In its conclusion, the report says:

“…the English Question — the fact that England, unlike the other parts of the Union, is still governed centrally, and, outside London, does not have its own devolved settlement — must be addressed first.”

The report warns: “The failure to answer the English question, and the reality that the largest nation in the Union is still micromanaged from Whitehall, has and will continue to cause tension with the rest of the union. The devolution of power from Westminster to other parts of the Union is a principle, and not simply a political expedient.

“Some have argued that if devolved powers were extended to England, this would, in part, address the asymmetry of the current devolution settlement, and allow UK to move forward and embrace the future as a quasi-federal union.”

However the Committee cautions that this may prove difficult, as there is as yet no consensus on what form a solution to “the English question” might take and noting that there is no guarantee that the Westminster Parliament would support such a move, adding:

“Given that measures to resolve the English Question could have a profound effect on the UK Parliament, any proposals and subsequent changes should be considered with caution. The future constitutional position of England needs to be clarified, and possibly work started on a UK-wide constitutional convention, although it is far from clear whether Parliament, as a whole, would vote for such a convention.”

The Westminster Committee, consisting of five Conservative, five Labour, and one Lib Dem, suggests that a UK-wide Constitutional Convention should be set up in order to investigate the assymetric devolution settlement and make recommendations for further devolution, and address the lack of devolved powers for England.  

However the report also recommends that any such Convention should not report its findings until after the Scottish independence referendum in September 2014.  Prime Minister David Cameron is reportedly “sympathetic” to the idea, and has said he is willing to re-open the devolution question “When the referendum on independence is over.”

The Commons report concludes:

“We believe that the future of the Union is the property of all those who live in the UK. Securing the involvement and consent of us all will mean that the continual evolution of our Union will be supported and sustainable.”

Yes campaigners have responded to the report saying that Westminster is not serious in its promises to extend devolution for Scotland, and state that the report proves that only a Yes vote for independence can guarantee that the Scottish Parliament gains additional fiscal powers.  According to opinion polls, a majority of Scots want the Scottish Parliament to have control of tax and welfare decisions.

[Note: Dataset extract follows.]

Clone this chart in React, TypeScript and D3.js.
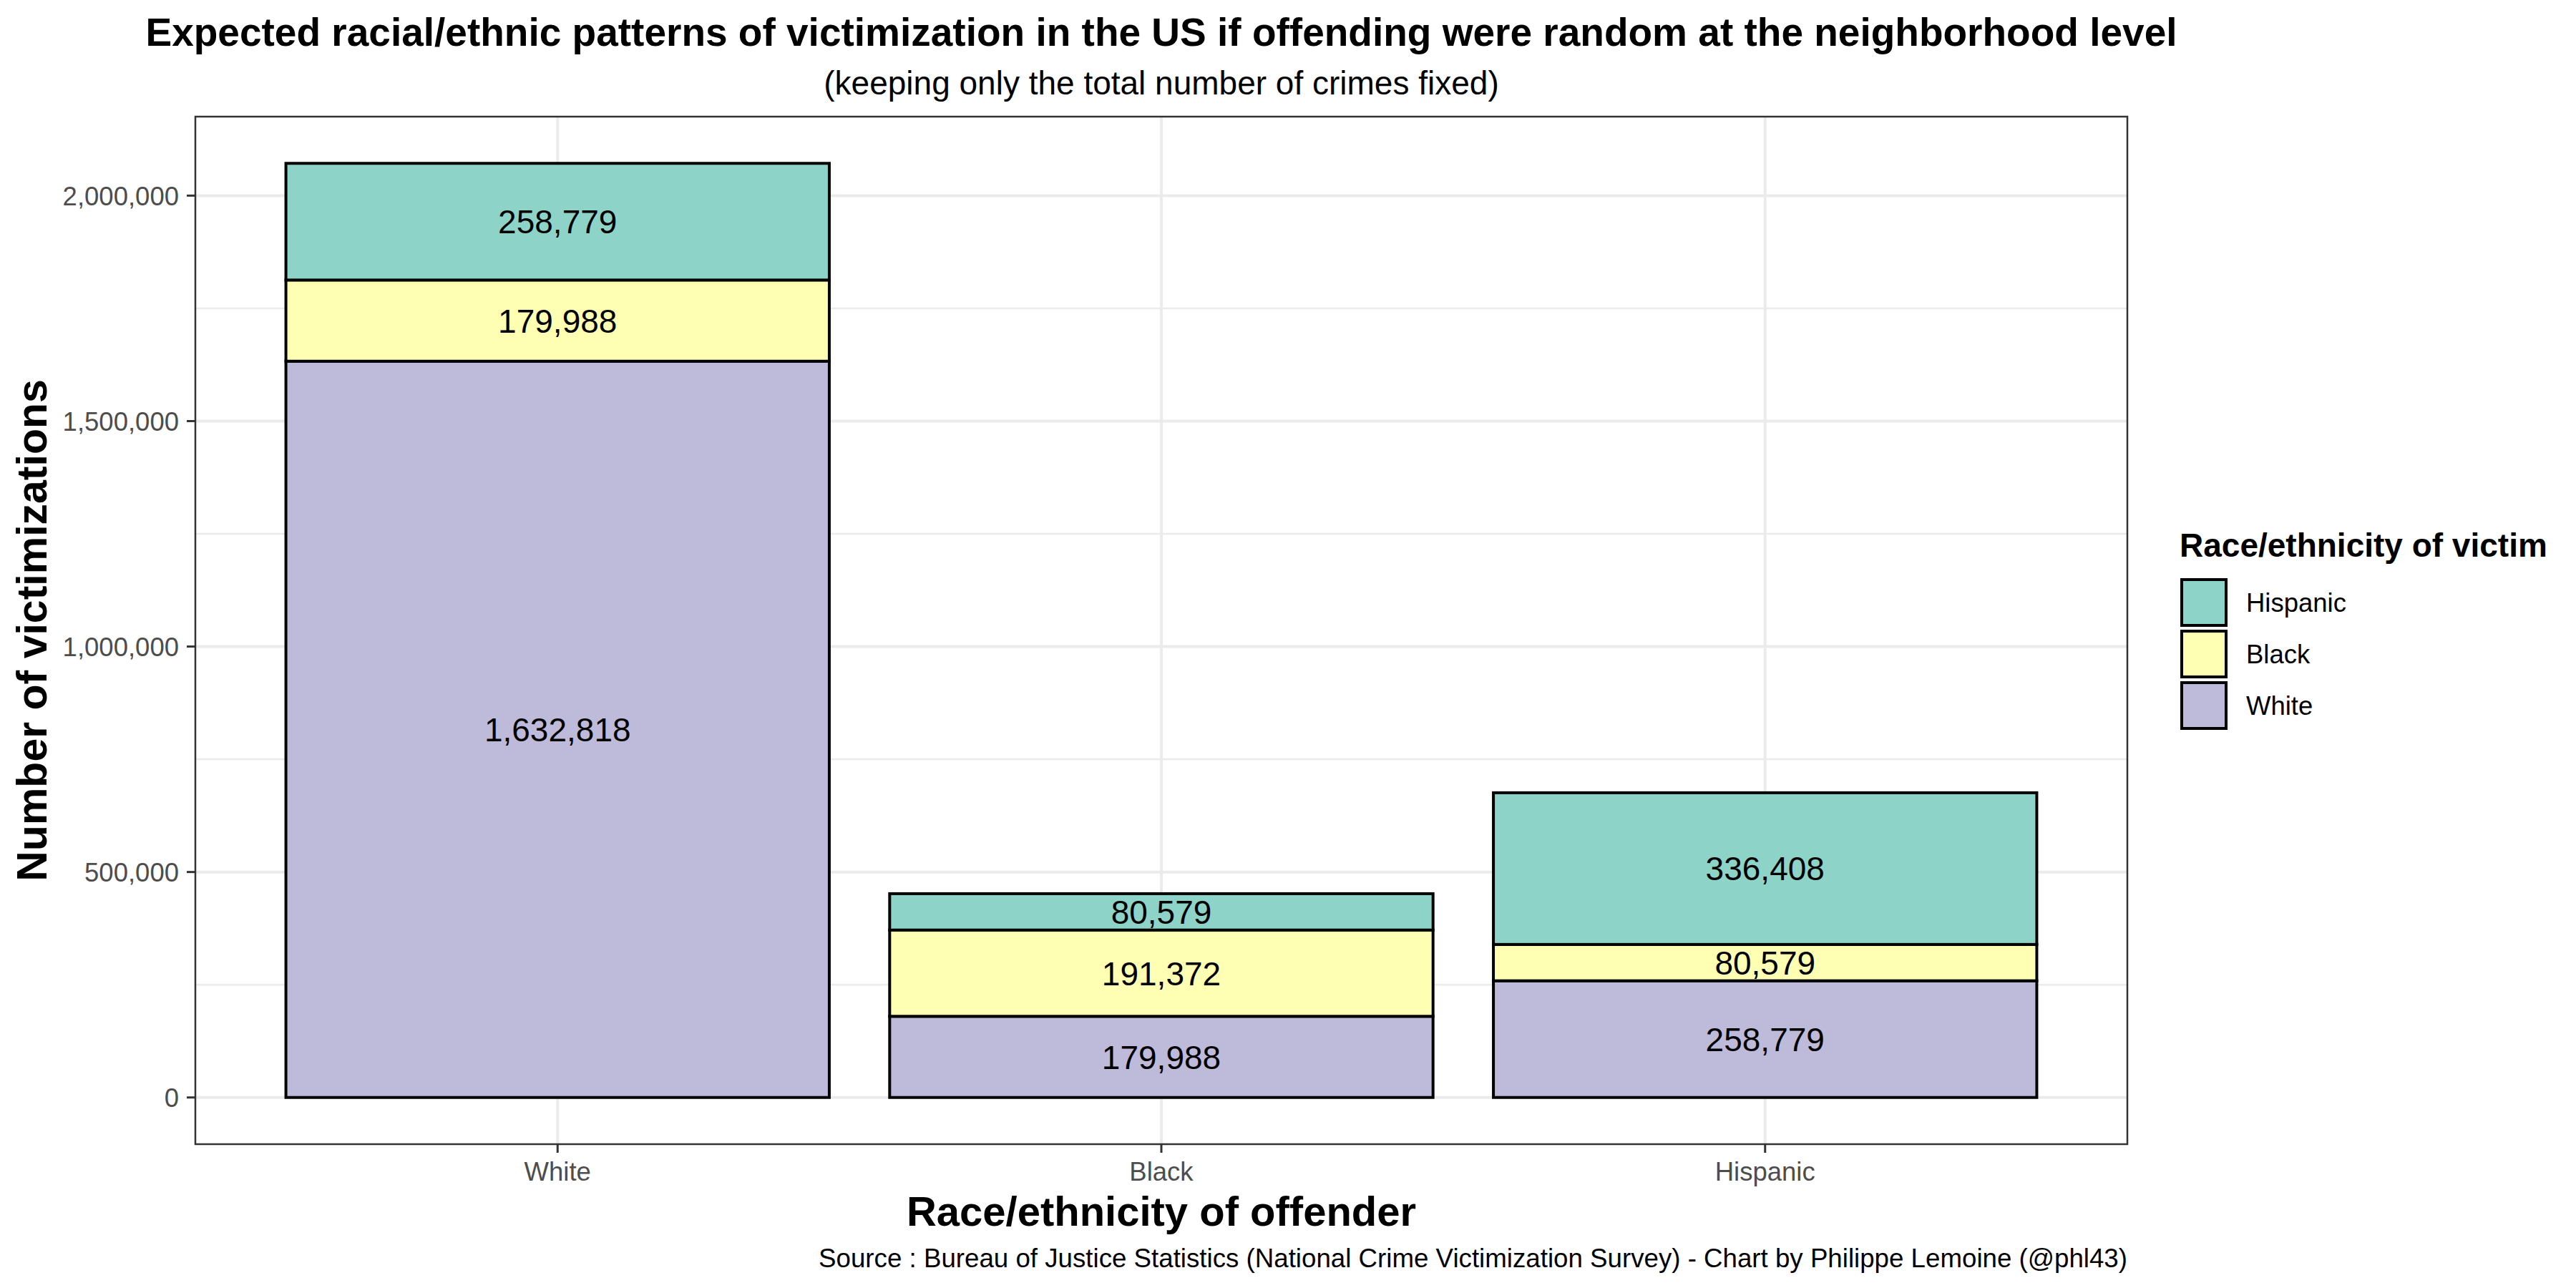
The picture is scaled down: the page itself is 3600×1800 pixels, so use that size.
import React from "react";
import * as d3 from "d3";

const offenders = ["White", "Black", "Hispanic"];
const victimGroups = ["White", "Black", "Hispanic"]; // stack order bottom -> top
const legendOrder = ["Hispanic", "Black", "White"];
const victimWhite = [1632818, 179988, 258779];
const victimBlack = [179988, 191372, 80579];
const victimHispanic = [258779, 80579, 336408];
const yTicks = [0, 500000, 1000000, 1500000, 2000000];
const yMinor = [250000, 750000, 1250000, 1750000];
const colors: Record<string, string> = {
  Hispanic: "#8DD3C7",
  Black: "#FFFFB3",
  White: "#BEBADA",
};

const titleText =
  "Expected racial/ethnic patterns of victimization in the US if offending were random at the neighborhood level";
const subtitleText = "(keeping only the total number of crimes fixed)";
const xTitle = "Race/ethnicity of offender";
const yTitle = "Number of victimizations";
const legendTitle = "Race/ethnicity of victim";
const captionText =
  "Source : Bureau of Justice Statistics (National Crime Victimization Survey) - Chart by Philippe Lemoine (@phl43)";

const FONT = "'Liberation Sans', Arial, Helvetica, sans-serif";

export default function App() {
  const W = 3600;
  const H = 1800;
  const pl = 273, pr = 2973, pt = 163, pb = 1599;

  const rows = offenders.map((o, i) => ({
    offender: o,
    White: victimWhite[i],
    Black: victimBlack[i],
    Hispanic: victimHispanic[i],
  }));
  const series = d3.stack<any>().keys(victimGroups)(rows);
  const maxTotal = d3.max(rows, (r) => r.White + r.Black + r.Hispanic) as number;
  const pad = maxTotal * 0.05;

  const x = d3
    .scaleBand<string>()
    .domain(offenders)
    .range([pl, pr])
    .paddingInner(0.1)
    .paddingOuter(0.15);
  const y = d3.scaleLinear().domain([-pad, maxTotal + pad]).range([pb, pt]);
  const fmt = d3.format(",");
  const grid = "#EBEBEB";

  return (
    <svg
      width={W}
      height={H}
      style={{ position: "absolute", left: 0, top: 0, display: "block" }}
      fontFamily={FONT}
    >
      <rect x={0} y={0} width={W} height={H} fill="#FFFFFF" />
      {/* title */}
      <text x={(pl + pr) / 2} y={64} textAnchor="middle" fontSize={55} fontWeight="bold" fill="#000">
        {titleText}
      </text>
      <text x={(pl + pr) / 2} y={132} textAnchor="middle" fontSize={46} fill="#000">
        {subtitleText}
      </text>

      {/* panel */}
      <rect x={pl} y={pt} width={pr - pl} height={pb - pt} fill="#FFFFFF" />
      {yMinor.map((v) => (
        <line key={"mi" + v} x1={pl} x2={pr} y1={y(v)} y2={y(v)} stroke={grid} strokeWidth={2.5} />
      ))}
      {yTicks.map((v) => (
        <line key={"ma" + v} x1={pl} x2={pr} y1={y(v)} y2={y(v)} stroke={grid} strokeWidth={4} />
      ))}
      {offenders.map((o) => (
        <line
          key={"gx" + o}
          x1={(x(o) as number) + x.bandwidth() / 2}
          x2={(x(o) as number) + x.bandwidth() / 2}
          y1={pt}
          y2={pb}
          stroke={grid}
          strokeWidth={4}
        />
      ))}

      {/* bars */}
      {series.map((s) =>
        s.map((d: any, i: number) => (
          <rect
            key={s.key + i}
            x={x(offenders[i])}
            width={x.bandwidth()}
            y={y(d[1])}
            height={y(d[0]) - y(d[1])}
            fill={colors[s.key]}
            stroke="#000"
            strokeWidth={4}
          />
        ))
      )}
      {series.map((s) =>
        s.map((d: any, i: number) => (
          <text
            key={"l" + s.key + i}
            x={(x(offenders[i]) as number) + x.bandwidth() / 2}
            y={y((d[0] + d[1]) / 2)}
            dy="0.36em"
            textAnchor="middle"
            fontSize={46}
            fill="#000"
          >
            {fmt(d[1] - d[0])}
          </text>
        ))
      )}

      {/* panel border */}
      <rect x={pl} y={pt} width={pr - pl} height={pb - pt} fill="none" stroke="#333333" strokeWidth={2.5} />

      {/* y axis */}
      {yTicks.map((v) => (
        <g key={"yt" + v}>
          <line x1={pl - 12} x2={pl} y1={y(v)} y2={y(v)} stroke="#333333" strokeWidth={3} />
          <text x={250} y={y(v)} dy="0.36em" textAnchor="end" fontSize={36.5} fill="#4D4D4D">
            {fmt(v)}
          </text>
        </g>
      ))}
      {/* x axis */}
      {offenders.map((o) => {
        const cx = (x(o) as number) + x.bandwidth() / 2;
        return (
          <g key={"xt" + o}>
            <line x1={cx} x2={cx} y1={pb} y2={pb + 12} stroke="#333333" strokeWidth={3} />
            <text x={cx} y={1650} textAnchor="middle" fontSize={36.5} fill="#4D4D4D">
              {o}
            </text>
          </g>
        );
      })}

      {/* axis titles */}
      <text x={(pl + pr) / 2} y={1713} textAnchor="middle" fontSize={58} fontWeight="bold" fill="#000">
        {xTitle}
      </text>
      <text
        transform={`translate(65, ${(pt + pb) / 2}) rotate(-90)`}
        textAnchor="middle"
        fontSize={59}
        fontWeight="bold"
        fill="#000"
      >
        {yTitle}
      </text>

      {/* legend */}
      <text x={3046} y={778} fontSize={46} fontWeight="bold" fill="#000">
        {legendTitle}
      </text>
      {legendOrder.map((k, i) => {
        const cy = 842 + i * 72;
        return (
          <g key={"lg" + k}>
            <rect x={3049} y={cy - 32} width={62} height={64} fill={colors[k]} stroke="#000" strokeWidth={4} />
            <text x={3139} y={cy} dy="0.36em" fontSize={36.5} fill="#000">
              {k}
            </text>
          </g>
        );
      })}

      {/* caption */}
      <text x={pr} y={1771} textAnchor="end" fontSize={36.7} fill="#000">
        {captionText}
      </text>
    </svg>
  );
}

Commenting on the report, SNP MSP Stuart McMillan – who sits on the Referendum (Scotland) Bill Committee – said:

“This report is a huge blow to the No campaign and a big boost for Yes, because it underlines that a Yes vote for independence in next year’s referendum is the only decision we can take in Scotland which will give Scotland the powers we need to build a strong economy and fair society.  A ‘No’ vote is a vote for nothing – a Westminster veto applies to any further devolution, which we know from bitter experience has held Scotland back.

“Westminster’s failure to deliver devolution of corporation tax to Northern Ireland shows how empty the promises of more powers for Scotland from the anti-independence parties are. The truth is the only way we can complete the powers of the Scottish Parliament – and bring the welfare, tax and spending powers to Scotland that a majority of people want – is with a Yes vote for independence in next year’s referendum.”

In a statement, the Scottish Government said:

“The future of Scotland is for the people of Scotland to determine, which is why we are holding a referendum on Scotland’s future on 18 September 2014.

“Independence would lead to a strong partnership between Scotland and the UK Government, ensuring the full range of responsibilities are transferred to the Scottish Parliament and allowing the two governments to work together in areas of mutual interest and advantage.”